In the GPU, primitives are processed by a series of processors that are either programmable or execute fixed algorithms while output pixels are produced. It means that GPUs can also be seen as stream processors. Vertices defining primitives enter a single virtual stream and are first processed by the vertex shader. With stream processing terminology, the vertex shader is a mapping since it applies a function to the vertex data and always outputs one modified vertex for each input vertex. So, the data frequency is the same at the output as it was at the input. The geometry shader may change the topology and inputting a single primitive, it may output different primitives having different number of vertices. The data frequency may decrease, when the stream operation is called reduction, or may increase, when it is called expansion. The clipping unit may keep or remove primitives, or may even change them if they are partially inside of the clipping volume. If we ignore partially kept primitives, the clipping can be considered as a stream filter. By setting the coordinates of the vertices in the vertex shader to be outside of the clipping volume, we can filter this primitive out of the further processing steps. Rasterization converts a primitive to possibly many fragments, so it is an expansion. The fragment shader is also a mapping similarly to the vertex shader.

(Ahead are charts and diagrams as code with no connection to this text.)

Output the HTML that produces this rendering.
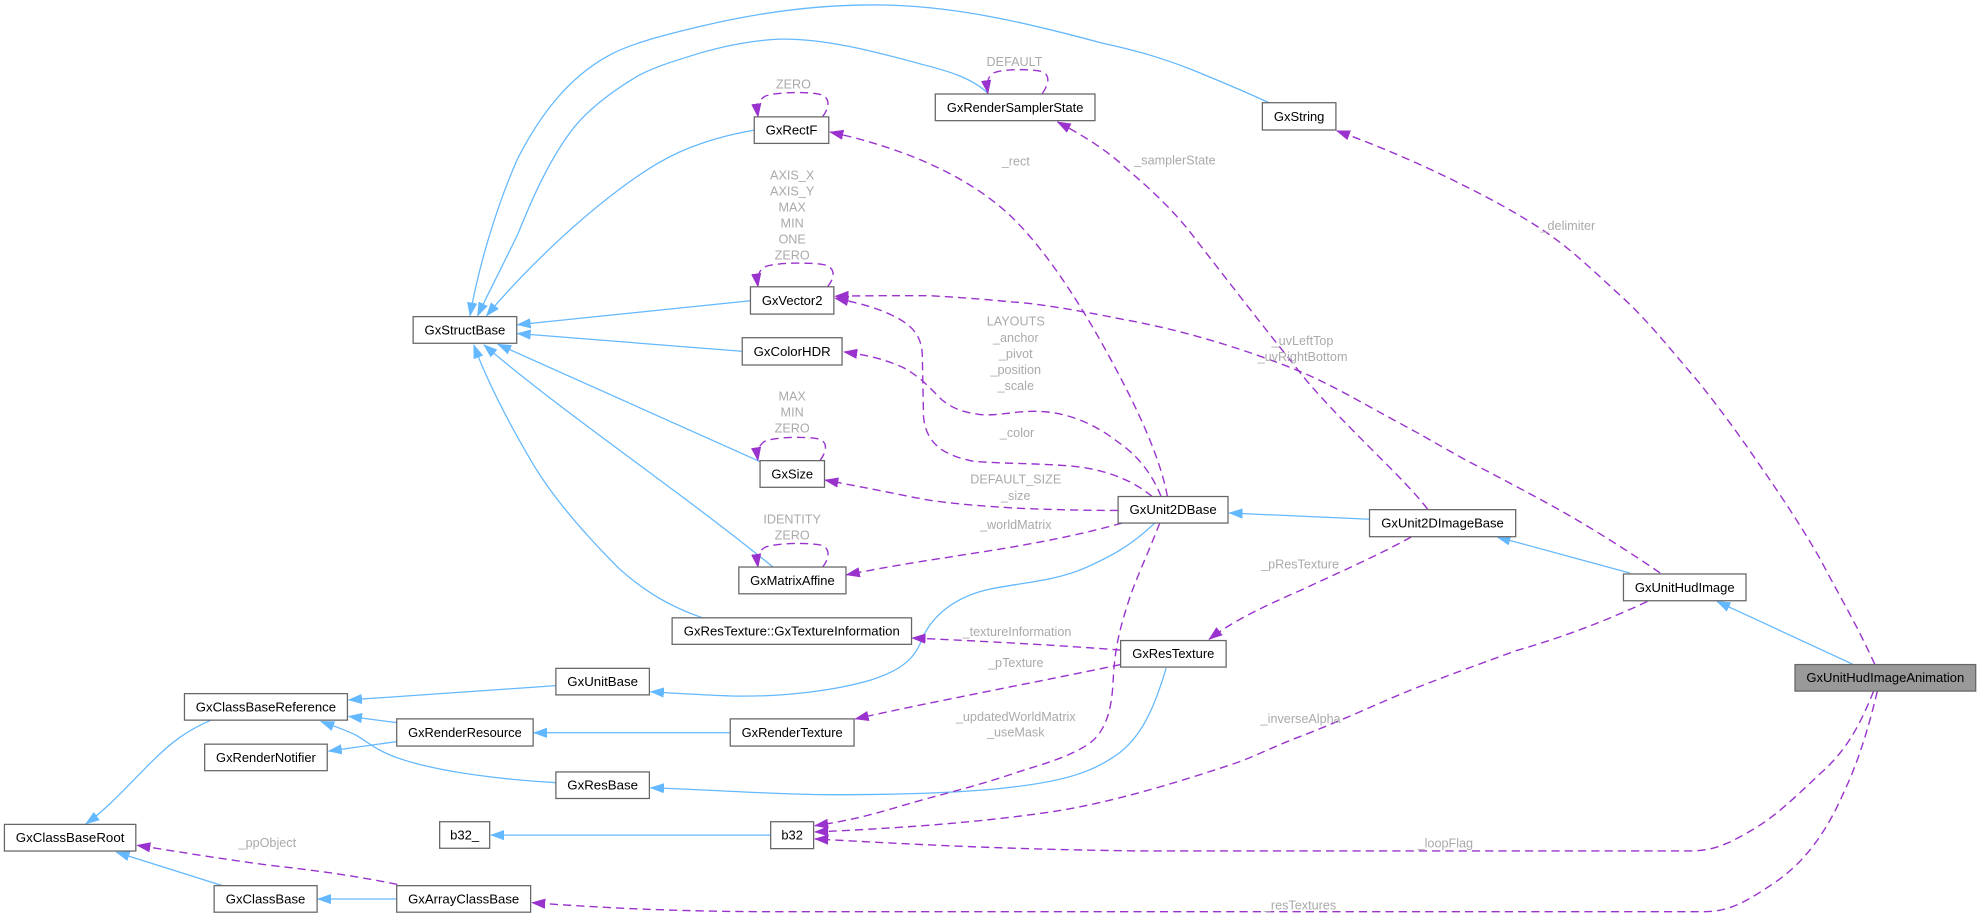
<!DOCTYPE html>
<html>
<head>
<meta charset="utf-8">
<style>
html,body{margin:0;padding:0;background:#fff;}
svg{display:block;}
.n{fill:#fff;stroke:#666;stroke-width:1;}
.t{font-family:"Liberation Sans",Arial,sans-serif;font-size:10.2px;fill:#000;text-anchor:middle;}
.l{font-family:"Liberation Sans",Arial,sans-serif;font-size:10px;fill:#aaaaaa;text-anchor:middle;}
.b{fill:none;stroke:#63b8ff;stroke-width:1;marker-end:url(#ab);}
.p{fill:none;stroke:#9a32cd;stroke-width:1.1;stroke-dasharray:6.5,4;marker-end:url(#ap);}
</style>
</head>
<body>
<svg width="1981" height="918" viewBox="0 0 1568 726.6" preserveAspectRatio="none" xmlns="http://www.w3.org/2000/svg">
<defs>
<marker id="ab" markerUnits="userSpaceOnUse" markerWidth="11" markerHeight="8" refX="10.5" refY="3.75" orient="auto" viewBox="0 0 11 7.5">
<path d="M0,0 L10.5,3.75 L0,7.5 z" fill="#63b8ff" stroke="#63b8ff" stroke-width="0.5"/>
</marker>
<marker id="ap" markerUnits="userSpaceOnUse" markerWidth="11" markerHeight="8" refX="10.5" refY="3.75" orient="auto" viewBox="0 0 11 7.5">
<path d="M0,0 L10.5,3.75 L0,7.5 z" fill="#9a32cd" stroke="#9a32cd" stroke-width="0.5"/>
</marker>
</defs>

<!-- Blue inheritance edges -->
<path class="b" d="M1006,82 C980,70 960,62 943,55 C920,46 900,40 872,34 C820,20 760,5 700,4 C650,3 600,10 554,21 C520,29 495,36 480,45 C450,62 428,90 410,125 C392,165 378,215 372,250"/>
<path class="b" d="M782,74 C770,62 750,56 730,51 C690,40 650,30 617,31 C595,32 575,36 554,42 C535,48 520,52 505,60 C480,75 465,88 455,100 C435,125 420,160 410,185 C398,210 385,235 378,250"/>
<path class="b" d="M597,103 C580,106 565,110 554,114 C530,122 510,135 490,150 C450,180 410,220 385,250"/>
<path class="b" d="M594,238 L409.5,257"/>
<path class="b" d="M587,278 L409.5,264"/>
<path class="b" d="M603,366 L394,272.5"/>
<path class="b" d="M612,449 C540,390 450,330 383,273"/>
<path class="b" d="M556,489 C530,480 510,468 490,450 C460,420 435,390 420,364 C400,330 385,300 375,273"/>
<path class="b" d="M440,542.7 L276,554"/>
<path class="b" d="M314,572 L276,567"/>
<path class="b" d="M440,619.5 C400,617 350,612 315,600 C298,594 292,588 282,582 C272,577 262,574 254,571"/>
<path class="b" d="M314,587 L260,594.5"/>
<path class="b" d="M167,570 C148,578 135,588 120,603 C100,623 85,640 68,652"/>
<path class="b" d="M176,701 L92,674.5"/>
<path class="b" d="M314,711.6 L251.5,711.6"/>
<path class="b" d="M610,661 L388.5,661"/>
<path class="b" d="M578,580 L422.5,580"/>
<path class="b" d="M914,414 C895,432 880,440 860,449 C835,460 810,461 785,466 C755,472 738,488 730,505 C725,520 715,530 690,538 C660,547 620,551 589,551 C570,551 540,549 515,547.5"/>
<path class="b" d="M923,529 C915,555 905,585 880,600 C865,610 845,618 801,623 C760,628 700,629 660,629 C620,629 580,626 515,623.5"/>
<path class="b" d="M1084,411 L973,406"/>
<path class="b" d="M1290,453.5 L1185,425"/>
<path class="b" d="M1467,526 L1359,476"/>

<!-- Purple usage edges -->
<path class="p" d="M651,92.5 C656,86 658,78 650,75 C642,72.5 615,72.5 606,76 C600,79 599,85 600,92.5"/>
<path class="p" d="M825,74 C830,67 832,59 824,56.5 C816,54.5 795,54.5 787,57.5 C781,60.5 781,67 782,74"/>
<path class="p" d="M655,227 C660,221 662,213 654,210 C646,207.5 615,207.5 606,211 C600,214 599,220 600,227"/>
<path class="p" d="M649,364.6 C654,358 656,350 648,347.5 C640,345.5 615,345.5 606,349 C600,352 599,358 600,364.6"/>
<path class="p" d="M651,449 C656,443 658,434 650,431.5 C642,429.5 615,429.5 606,433 C600,436 599,442 600,449"/>

<path class="p" d="M924,393 C919,365 903,330 889,303 C875,276 840,210 801,172 C770,142 720,118 657,104.5"/>
<path class="p" d="M912,393 C900,383 880,372 849,369 C820,366.5 790,367 770,365 C745,360 733,350 731,330 L730,280 C729,265 722,257 705,249 C690,242 675,239 661,236"/>
<path class="p" d="M919,393 C912,375 900,360 885,350 C870,338 850,328 828,326 C805,324 790,330 775,328 C760,326 752,322 745,316 C735,306 728,298 715,291 C700,284 685,281 668,278.5"/>
<path class="p" d="M885,404 C850,404 820,403 801,402 C770,400 745,398 725,394 C700,389 680,385 653,380"/>
<path class="p" d="M888,414 C860,422 830,428 801,433 C760,440 720,445 670,455"/>
<path class="p" d="M887,514.5 C840,511 790,508 722,505"/>
<path class="p" d="M887,526 C820,540 740,555 677,569"/>
<path class="p" d="M918,414 C908,440 898,460 892,480 C884,505 882,520 881,540 C880,560 876,580 860,590 C840,602 820,606 800,613 C770,623 740,630 713,638 C690,645 670,650 645,653.5"/>
<path class="p" d="M1117,425 C1090,440 1060,453 1030,467 C1000,480 975,492 957,506"/>
<path class="p" d="M1130,403 C1120,390 1105,375 1092,362 C1070,340 1050,320 1034,301 C1005,265 970,220 943,185 C925,162 905,145 890,132 C875,118 855,106 837,96.5"/>
<path class="p" d="M1314,453.5 C1290,437 1260,418 1235,404 C1210,390 1185,377 1160,364 C1140,353 1125,344 1108,335 C1080,320 1055,305 1029,294 C990,278 940,262 890,253 C850,245 820,240 801,239 C770,236 740,234 731,234 C710,234 685,234 661,234.5"/>
<path class="p" d="M1484,526 C1470,495 1455,470 1441,443 C1425,415 1408,390 1390,364 C1375,342 1360,322 1345,303 C1325,280 1308,258 1287,238 C1265,218 1245,198 1221,182 C1195,165 1175,155 1149,142 C1120,128 1090,115 1058,103.5"/>
<path class="p" d="M1304,476 C1270,492 1235,505 1200,515 C1165,528 1130,540 1098,554 C1075,564 1050,575 1029,583 C1010,590 995,598 978,604 C930,620 880,635 836,642 C770,652 700,656 645,658.5"/>
<path class="p" d="M1483,547 C1470,580 1458,597 1441,612 C1420,632 1405,646 1390,655 C1370,667 1358,673 1340,673.5 L900,673.5 C780,672 700,667 645,664"/>
<path class="p" d="M1486,547 C1478,580 1470,605 1459,628 C1445,660 1428,682 1407,697 C1385,712 1370,721.6 1349,721.6 L600,721.6 C520,721 470,718 421,714.5"/>
<path class="p" d="M314.5,700 C280,693 250,689 212,684.7 C170,679 140,674 108.5,669"/>

<!-- Edge labels -->
<text class="l" x="628" y="70.2">ZERO</text>
<text class="l" x="803" y="52.3">DEFAULT</text>
<text class="l" x="627" y="142">AXIS_X</text>
<text class="l" x="627" y="154.7">AXIS_Y</text>
<text class="l" x="627" y="167.3">MAX</text>
<text class="l" x="627" y="180">MIN</text>
<text class="l" x="627" y="192.7">ONE</text>
<text class="l" x="627" y="205.3">ZERO</text>
<text class="l" x="627" y="316.9">MAX</text>
<text class="l" x="627" y="329.5">MIN</text>
<text class="l" x="627" y="342.3">ZERO</text>
<text class="l" x="627" y="414.3">IDENTITY</text>
<text class="l" x="627" y="427">ZERO</text>
<text class="l" x="804" y="130.9">_rect</text>
<text class="l" x="930" y="130.1">_samplerState</text>
<text class="l" x="1241" y="182.1">_delimiter</text>
<text class="l" x="804" y="257.5">LAYOUTS</text>
<text class="l" x="804" y="270.8">_anchor</text>
<text class="l" x="804" y="283.5">_pivot</text>
<text class="l" x="804" y="296.1">_position</text>
<text class="l" x="804" y="308.8">_scale</text>
<text class="l" x="1031" y="273.1">_uvLeftTop</text>
<text class="l" x="1031" y="285.8">_uvRightBottom</text>
<text class="l" x="805" y="346">_color</text>
<text class="l" x="804" y="382.6">DEFAULT_SIZE</text>
<text class="l" x="804" y="395.8">_size</text>
<text class="l" x="804" y="418.8">_worldMatrix</text>
<text class="l" x="1029" y="450">_pResTexture</text>
<text class="l" x="805" y="503.5">_textureInformation</text>
<text class="l" x="804" y="528">_pTexture</text>
<text class="l" x="804" y="570.8">_updatedWorldMatrix</text>
<text class="l" x="804" y="583.1">_useMask</text>
<text class="l" x="1029.5" y="572.1">_inverseAlpha</text>
<text class="l" x="1144" y="671">_loopFlag</text>
<text class="l" x="1029" y="719.8">_resTextures</text>
<text class="l" x="211.6" y="670.5">_ppObject</text>

<!-- Nodes -->
<rect class="n" x="327" y="250.6" width="82" height="21.1"/>
<text class="t" x="368" y="264.8" textLength="64" lengthAdjust="spacingAndGlyphs">GxStructBase</text>

<rect class="n" x="597" y="92.5" width="59" height="21"/>
<text class="t" x="626.5" y="106.6" textLength="41" lengthAdjust="spacingAndGlyphs">GxRectF</text>

<rect class="n" x="740.3" y="74.4" width="126.4" height="21.1"/>
<text class="t" x="803.5" y="88.6" textLength="108" lengthAdjust="spacingAndGlyphs">GxRenderSamplerState</text>

<rect class="n" x="999.2" y="81.3" width="58.2" height="21.6"/>
<text class="t" x="1028.3" y="95.7" textLength="40" lengthAdjust="spacingAndGlyphs">GxString</text>

<rect class="n" x="594" y="227" width="66" height="21.6"/>
<text class="t" x="627" y="241.4" textLength="48" lengthAdjust="spacingAndGlyphs">GxVector2</text>

<rect class="n" x="587.5" y="267.3" width="79" height="21.6"/>
<text class="t" x="627" y="281.7" textLength="61" lengthAdjust="spacingAndGlyphs">GxColorHDR</text>

<rect class="n" x="601.6" y="364.6" width="51" height="21.1"/>
<text class="t" x="627.1" y="378.8" textLength="33" lengthAdjust="spacingAndGlyphs">GxSize</text>

<rect class="n" x="584.8" y="448.8" width="84.8" height="21.2"/>
<text class="t" x="627.2" y="462.9" textLength="67" lengthAdjust="spacingAndGlyphs">GxMatrixAffine</text>

<rect class="n" x="532" y="489" width="189.5" height="21"/>
<text class="t" x="626.7" y="503" textLength="171" lengthAdjust="spacingAndGlyphs">GxResTexture::GxTextureInformation</text>

<rect class="n" x="440" y="529" width="74" height="21"/>
<text class="t" x="477" y="543" textLength="56" lengthAdjust="spacingAndGlyphs">GxUnitBase</text>

<rect class="n" x="146" y="549" width="129" height="21"/>
<text class="t" x="210.5" y="563" textLength="111" lengthAdjust="spacingAndGlyphs">GxClassBaseReference</text>

<rect class="n" x="314" y="569" width="108" height="21.5"/>
<text class="t" x="368" y="583.2" textLength="90" lengthAdjust="spacingAndGlyphs">GxRenderResource</text>

<rect class="n" x="162" y="589" width="97" height="21"/>
<text class="t" x="210.5" y="603" textLength="79" lengthAdjust="spacingAndGlyphs">GxRenderNotifier</text>

<rect class="n" x="440" y="611" width="74" height="21"/>
<text class="t" x="477" y="625" textLength="56" lengthAdjust="spacingAndGlyphs">GxResBase</text>

<rect class="n" x="3.5" y="652.5" width="104" height="21.1"/>
<text class="t" x="55.5" y="666.6" textLength="86" lengthAdjust="spacingAndGlyphs">GxClassBaseRoot</text>

<rect class="n" x="348" y="650.4" width="39.6" height="21"/>
<text class="t" x="367.8" y="664.4" textLength="23" lengthAdjust="spacingAndGlyphs">b32_</text>

<rect class="n" x="610" y="650.4" width="34" height="21.3"/>
<text class="t" x="627" y="664.5" textLength="17" lengthAdjust="spacingAndGlyphs">b32</text>

<rect class="n" x="169.5" y="701" width="81.5" height="21"/>
<text class="t" x="210.2" y="715" textLength="63" lengthAdjust="spacingAndGlyphs">GxClassBase</text>

<rect class="n" x="314" y="701" width="106" height="21"/>
<text class="t" x="367" y="715" textLength="88" lengthAdjust="spacingAndGlyphs">GxArrayClassBase</text>

<rect class="n" x="578" y="569" width="98" height="21.5"/>
<text class="t" x="627" y="583.2" textLength="80" lengthAdjust="spacingAndGlyphs">GxRenderTexture</text>

<rect class="n" x="885" y="393" width="87" height="21"/>
<text class="t" x="928.5" y="407" textLength="69" lengthAdjust="spacingAndGlyphs">GxUnit2DBase</text>

<rect class="n" x="1084" y="403.4" width="115.7" height="21.4"/>
<text class="t" x="1141.8" y="417.6" textLength="97" lengthAdjust="spacingAndGlyphs">GxUnit2DImageBase</text>

<rect class="n" x="887" y="507" width="83.5" height="21"/>
<text class="t" x="928.7" y="521" textLength="65" lengthAdjust="spacingAndGlyphs">GxResTexture</text>

<rect class="n" x="1285" y="454.3" width="97" height="21.2"/>
<text class="t" x="1333.5" y="468.4" textLength="79" lengthAdjust="spacingAndGlyphs">GxUnitHudImage</text>

<rect x="1420.8" y="526" width="143" height="21" fill="#999999" stroke="#666" stroke-width="1"/>
<text class="t" x="1492.3" y="540" textLength="125" lengthAdjust="spacingAndGlyphs">GxUnitHudImageAnimation</text>
</svg>
</body>
</html>
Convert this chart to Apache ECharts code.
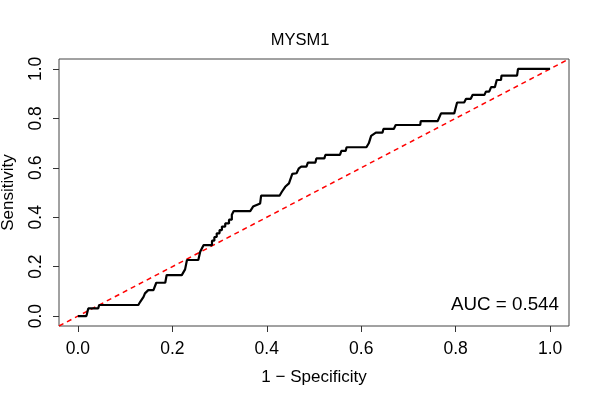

Finally, merging may act as a selection, for example, based on the coordinate or even as an accumulation if blending is turned on.
Shader processors get their stream data via dedicated registers, which are filled by the shader of the preceding step. These are called varying input. On the other hand, parameters can also be passed from the CPU. These parameters are called uniform input since they are identical for all elements of the stream and cannot be changed in a pass.